Españolito que vienes

al mundo, te salve Dios:

una de las dos Españas

ha de helarte el corazón.

 

¿sabía que, sin ser profeta, estaba anunciando el trágico destino de casi un millón de españoles? Cuando Gustavo Adolfo Bécquer, hacia la mitad del siglo XIX, escribió su leyenda “El Caudillo de las manos rojas”, ¿intuía que un siglo después íbamos a tener en España otro caudillo de manos rojas, tan rojas que en más de ochenta años de vida jamás encontró agua suficiente para lavarse de tanta sangre? Cuando en Salamanca, ante la flor y la nata del fascismo español, Miguel de Unamuno pronunció aquel histórico grito de “¡Venceréis, pero no convenceréis”, ¿era consciente de que acaba de lanzar una profecía que después se había de cumplir hasta en el último detalle?

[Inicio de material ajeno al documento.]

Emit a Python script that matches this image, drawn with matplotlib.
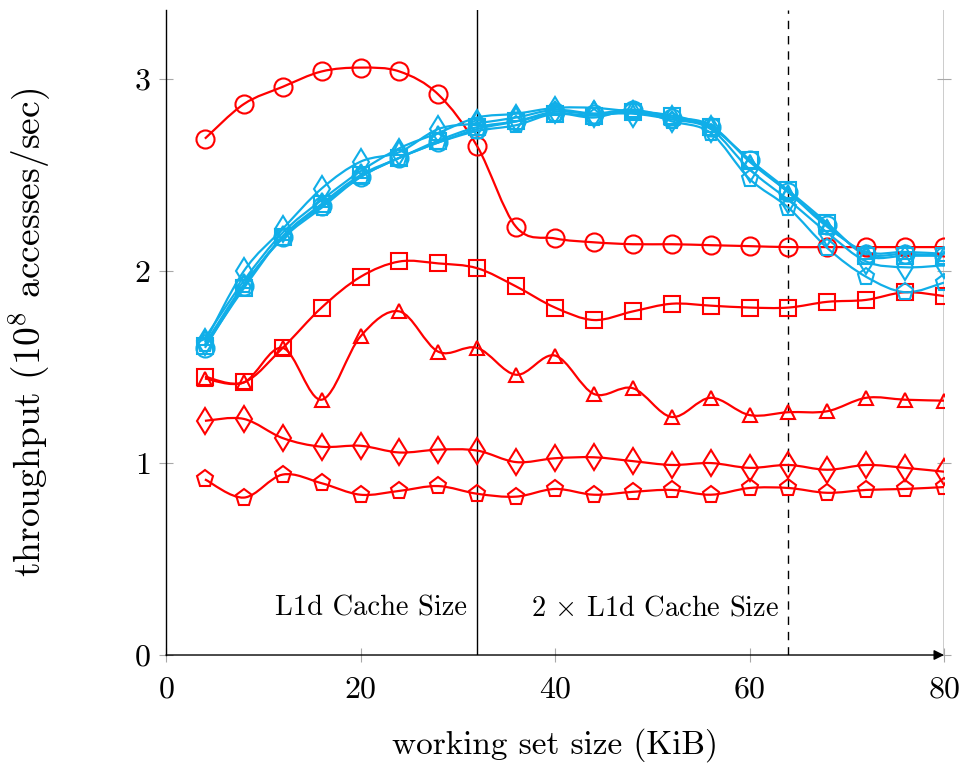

Cuando Federico García Lorca escribió aquel enigmático poema en el que pregunta: “Vecinitas, ¿dónde está mi sepultura?”, y es el sol y después la luna los que responden, ¿sabía verdaderamente lo que estaba escribiendo? ¿Era consciente de que un día del siglo siguiente al suyo, unos y otros -jueces, políticos, magistrados, familiares, etc.-, iban a lanzarse, con ligeras variantes, la misma pregunta que él hace en el poema a las vecinitas?

 

         Se diría, en todos estos casos, que una intuición, imposible de comprender y analizar, llama al poeta y le sugiere al oído los versos que un día serán realidad e historia; que hay un mundo oculto y secretísimo al que nadie tiene acceso y tan sólo el vate logra arañar a sus puertas; que existen unos seres superiores que rozan el misterio de la vida y de la muerte, aunque sin poder intervenir en él.

 

         En el caso de la sepultura de Federico, después de haber visto, a través de prensa y tele, la interminable saga de la memoria histórica y el poeta asesinado, con el complemento de sus tres compañeros de infortunio y sus respectivas familias, sin que en ningún momento apareciese el juez u organismo que tuviera atribuciones suficientes para excavar y encontrar los restos de las víctimas -el ya mencionado poeta, dos banderilleros y un maestro que había retirado el crucifijo de la escuela-, cuando al fin la Junta de Andalucía toma el asunto por su cuenta y riesgo, nos vienen con la historia de que antes tienen que hacer un estudio arqueológico del terreno, porque, en definitiva, nadie sabe con exactitud dónde están enterrados. Lo hacen, excavan los expertos el terreno acotado y no encuentran nada, absolutamente nada. Era algo que él, como ya hemos dicho, lo había anunciado muchos años antes en estos extraños versos:

 

Vecinitas, les dije,

¿dónde está mi sepultura?

En mi cola, dijo el sol.

En mi garganta, dijo la luna.

 

         Las respuestas del sol y de la luna no pueden ser más enigmáticas; las respuestas de los abridores de la tumba, cuando al fin terminaron su trabajo tampoco pueden ser más negativas.

 

         Mientras tanto, por los mentideros de la ciudad hace ya bastante tiempo que corren las más peregrinas historias sobre este particular. Unos dicen que, poco después del asesinato, los padres del poeta pagaron a los fascistas una considerable cantidad de dinero para que les entregaran el cuerpo del escritor y, cuando lo consiguieron, lo enterraron, con miedo y sigilo, en la Huerta de San Vicente. Otros aseguran que la entrega de los restos fue mucho después, en tiempos del gobernador Fernández Victorio, y que la familia se lo llevó a Málaga. Tampoco falta quien asegura que están en el cementerio de Granada con nombre falso, porque los asesinos no podían permitir que estuviesen con el suyo -hubieran provocado peregrinación de admiradores-, que sólo los padres y hermanos del poeta conocían; en consecuencia, ahora nadie los puede encontrar. En definitiva, la pregunta del poema aún no ha perdido un ápice de actualidad: vecinitas, ¿dónde está su sepultura? Esta extraña pregunta inevitablemente nos lleva a otra aún más urgente: ¿sabía él, cuando estaba escribiendo aquellos enigmáticos versos, que era el colofón de su propia biografía lo que nos dejaba?